[unrev-II] Automated Factories and Implications

From: Eric Armstrong (eric.armstrong@eng.sun.com)
Date: Tue Feb 15 2000 - 16:41:14 PST


From: Eric Armstrong <eric.armstrong@eng.sun.com>

Henry van Eyken wrote:
>
> All very valid concerns, Eric. It seems to me that right now we have
> technology coming out of our ears, but we don't use what is between
> those
> ears what we want it to do. I already mentioned a case where
> comerce-cum-technology is moving so fast that we haven't even had the
> time
> to figure out how to enjoy things that are already off the market!
>
> Maybe we should have a big conference, not of world and business
> leaders,
> but of leaders in the humanities and science fields to discuss: What
> is it
> that we REALLY want? AND WANT FOR OUR OFFSPRING!
>
> Henry
>
> P.S. I would prefer, though, to change the name of the thread to
> "Mental
> arithmetic, calculators, and the potential for superior judgment." H.
>
:_)

At the moment, the market decides what "we" want. And it accurately
does that, for "we" considered as a whole.

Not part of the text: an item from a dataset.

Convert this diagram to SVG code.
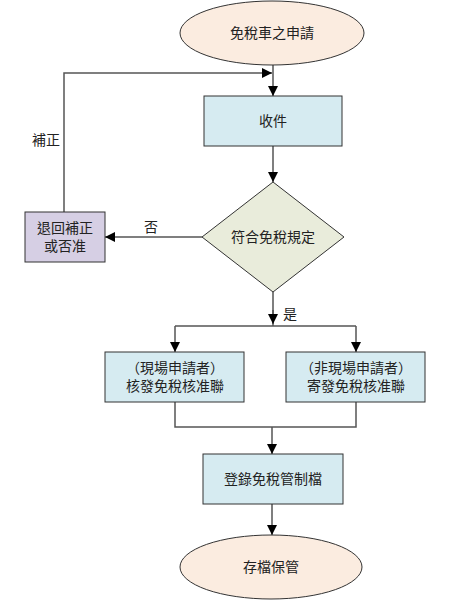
<svg xmlns="http://www.w3.org/2000/svg" width="450" height="600" viewBox="0 0 450 600">
<style>
text{font-family:"Liberation Sans","Noto Sans CJK TC",sans-serif;font-size:14px;fill:#222;text-anchor:middle}
.term{fill:#fbece0;stroke:#333;stroke-width:1}
.proc{fill:#d6ebf1;stroke:#333;stroke-width:1}
.dec{fill:#e9ecdb;stroke:#333;stroke-width:1}
.rej{fill:#d6cfe4;stroke:#333;stroke-width:1}
.ln{fill:none;stroke:#555;stroke-width:1.5}
</style>
<defs>
<marker id="ah" viewBox="0 0 10 10" refX="10" refY="5" markerWidth="10" markerHeight="10" markerUnits="userSpaceOnUse" orient="auto">
<path d="M0,0 L10,5 L0,10 Z" fill="#000"/>
</marker>
</defs>
<g id="connectors">
<path class="ln" d="M273,65 V96" marker-end="url(#ah)"/>
<path class="ln" d="M64,212 V73 H272" marker-end="url(#ah)"/>
<path class="ln" d="M273,146 V182" marker-end="url(#ah)"/>
<path class="ln" d="M202,237 H105" marker-end="url(#ah)"/>
<path class="ln" d="M273,292 V326"/>
<path class="ln" d="M273,310 V324" marker-end="url(#ah)"/>
<path class="ln" d="M175,326 H356"/>
<path class="ln" d="M175,326 V352" marker-end="url(#ah)"/>
<path class="ln" d="M356,326 V352" marker-end="url(#ah)"/>
<path class="ln" d="M175,402 V427 H356 V402"/>
<path class="ln" d="M272,427 V454" marker-end="url(#ah)"/>
<path class="ln" d="M272,504 V535" marker-end="url(#ah)"/>
<text x="46" y="145">補正</text>
<text x="151" y="232">否</text>
<text x="290" y="319">是</text>
</g>
<g id="start">
<ellipse class="term" cx="272" cy="33" rx="92" ry="32"/>
<text x="272" y="38">免稅車之申請</text>
</g>
<g id="receive">
<rect class="proc" x="204" y="96" width="138" height="50"/>
<text x="273" y="126">收件</text>
</g>
<g id="decision">
<polygon class="dec" points="273,182 344,237 273,292 202,237"/>
<text x="273" y="242">符合免稅規定</text>
</g>
<g id="reject">
<rect class="rej" x="25" y="212" width="80" height="50"/>
<text x="65" y="233">退回補正</text>
<text x="65" y="251">或否准</text>
</g>
<g id="onsite">
<rect class="proc" x="105" y="352" width="139" height="50"/>
<text x="175" y="373">（現場申請者）</text>
<text x="175" y="391">核發免稅核准聯</text>
</g>
<g id="offsite">
<rect class="proc" x="286" y="352" width="139" height="50"/>
<text x="356" y="373">（非現場申請者）</text>
<text x="356" y="391">寄發免稅核准聯</text>
</g>
<g id="register">
<rect class="proc" x="203" y="454" width="140" height="50"/>
<text x="273" y="484">登錄免稅管制檔</text>
</g>
<g id="end">
<ellipse class="term" cx="271" cy="567" rx="91" ry="32"/>
<text x="271" y="572">存檔保管</text>
</g>
</svg>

Down the road, though, we should see automated fabrication facilities
where you can specify the calculator you want with respect to size,
features, and price. The automated factory will then build it and
ship it to you from parts in the warehouse, much as it builds any of
several million other products it gets requests for.

Since there is no over-production of goods, there are no inventory
losses, and the customization produces a customer-satisfaction ratio
close to 100%, so the system is totally viable, economically. At that
point, you can get what *you* need, regardless of what "we" think.

In general, though, I take your point about thinking through what
we *really* want. To sum it up in a word, I would use *implications*.
What are the implications of doing this or that? What are the
implications of this or that policy, this or that technology, this
or that product?

With respect to complex systems, the effects of policy decisions are
often so counter-intuitive that getting the right policy can be
a very difficult proposition. The "unexpected implications" get you.
Example: Mandating cleaner air by requiring oxygenated gasoline.
Now we have MBTE headed for our drinking water, and already there in
some places. We will be highly lucky to survive such unintended
consequences through the next century.

The interesting aspect of a DKR is the possibility that it will help
us track the implications we can think of, give us a mechanism for
recording the implications we didn't expect, and make us smarter about
predicting implications accurately in the future.